Explanation on take-off performance:
All aircraft are certified with a maximum take-off weight. Light aircraft right up to large transport planes. The maximum take-off weight for a B747-400 is 397,200kg. To be able to use this weight requires a very long runway, usually up around 4,000 metres long, and also close to mean sea level and cool temperatures. Even at sea level on a 40 deg C day with a 4,000 metre runway, a B747-400 will be unable to take-off at that weight due to runway limitations and enviroment limitations.
I don't have room here to explain the ramifications of environment limitations, but if you live near sea level and then travel to the mountains , for example skiing, you will find you will breathe slightly faster. In fact you can go so high where you'll need oxygen. Ever hear of altitude sickness.? It is caused by the amount of oxygen in the air being less with altitude.

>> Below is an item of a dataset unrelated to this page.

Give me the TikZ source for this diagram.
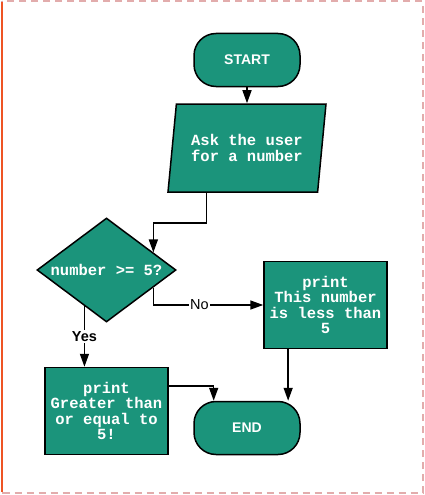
\documentclass[tikz,border=0pt]{standalone}
\usepackage{fontspec}
\setmainfont{Liberation Sans}
\setmonofont{Liberation Mono}
\usetikzlibrary{calc,positioning,shapes.geometric,arrows.meta}
\definecolor{flowgreen}{RGB}{27,148,123}
\definecolor{framepink}{RGB}{226,172,172}
\definecolor{frameorange}{RGB}{238,84,36}

\begin{document}
\begin{tikzpicture}[x=1pt,y=-1pt]

\tikzset{termnode/.style={font=\bfseries\fontsize{14}{16}\selectfont,text=white,fill=flowgreen,draw=black,line width=1.5pt,rounded corners=22pt,minimum width=106pt,minimum height=53pt},
monotext/.style={font=\ttfamily\bfseries\fontsize{15.5}{15.6}\selectfont,text=white,align=center},
ionode/.style={monotext,shape=trapezium,trapezium left angle=76,trapezium right angle=104,trapezium stretches body,fill=flowgreen,draw=black,line width=1.5pt,minimum width=158pt,minimum height=88pt},
decnode/.style={monotext,shape=diamond,aspect=1.34,inner sep=0pt,fill=flowgreen,draw=black,line width=1.5pt,minimum width=139pt,minimum height=104pt},
procnode/.style={monotext,shape=rectangle,fill=flowgreen,draw=black,line width=1.5pt,minimum width=123pt,minimum height=87pt},
arr/.style={-{Triangle[width=9pt,length=13pt]},line width=1.5pt},
lbl/.style={fill=white,inner sep=1pt,text=black,font=\fontsize{14.5}{16}\selectfont}}

% Frame
\useasboundingbox (0,0) rectangle (424,495);
\draw[framepink,line width=2pt,dash pattern=on 7pt off 5pt] (2,1.5) rectangle (422.5,493);
\draw[frameorange,line width=2pt] (1.5,2) -- (1.5,492);

% Flow nodes
\node[termnode] (start) at (247,60) {START};
\node[ionode] (ask) at (247,148) {Ask the user\\for a number};
\node[decnode] (dia) at (106.5,270) {number >= 5?};
\node[procnode] (less) at (325.5,305) {print\\This number\\is less than\\5};
\node[procnode] (great) at (106.5,411) {print\\Greater than\\or equal to\\5!};
\node[termnode] (stop) at (247,428) {END};

% Anchor points on the edges
\coordinate (askout) at ($(ask.bottom left corner)!0.26!(ask.bottom right corner)$);
\coordinate (diain) at ($(dia.north)!0.667!(dia.east)$);
\coordinate (noout) at ($(dia.east)!0.333!(dia.south)$);
\coordinate (yesout) at ($(dia.west)!0.686!(dia.south)$);
\coordinate (greatout) at ($(great.north east)!0.22!(great.south east)$);
\coordinate (stopin) at ($(stop.north west)!0.19!(stop.north east)$);
\coordinate (lessout) at ($(less.south west)!0.2!(less.south east)$);

% Connectors
\draw[arr] (start) -- (ask);
\draw[arr] (askout) -- ++(0,30) -| (diain);
\draw[arr] (noout) |- node[lbl,pos=0.71] {No} (less.west);
\draw[arr] (yesout) -- node[lbl,font=\bfseries\fontsize{14.5}{16}\selectfont] {Yes} (yesout |- great.north);
\draw[arr] (greatout) -| (stopin);
\draw[arr] (lessout) -- (lessout |- stop.north);

\end{tikzpicture}
\end{document}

Aircraft suffer from the same limitations. Jet engines create power by giving a mass of air an enormous acceleration. If the air is less dense, as it is at high altidues, then the engine does not provide the same amount of power as it does at seal level. High altitude airports such as Mexico City and Jo'Berg on hot days make it impossible for large planes to take-off at maximum structural weights.
This video is taken on a maximum weight take-off at Jo'Berg in summer. That is the maximum weight that could be calculated on this day, it is significantly less than the max structural weight.
Here are the facts as best I can recall. Runway 21R at Jo'Berg is nearly 5,000 metres long, the temperature was 27 deg C and we needed a minimum of 8 kt headwind to take-off at the max weight we calculated at 364,000 kgs. Jo'Berg is about 5,000 feet amsl.
Take-offs are calculated such that you accelerate to such a speed we call V1, and up to 1 knot less you can abort the take-off and stop on the runway. At V1 you are committe;, and if you should suffer an engine failure at the same time (worse case senario) you will still have ample performance to lift off before the end of the runway.
Notice how long it takes to the rotate speed. You can hear a nose wheel shimmy (out of balance as the nose wheel lifts off the runway.) I estimate that the main wheels crossed the end of the runway at about 35 feet above the surface!!
Notice the slow acceleration. It seemed to take for ever. At the end of the day Boeing performance engineers were right. It worked out fine.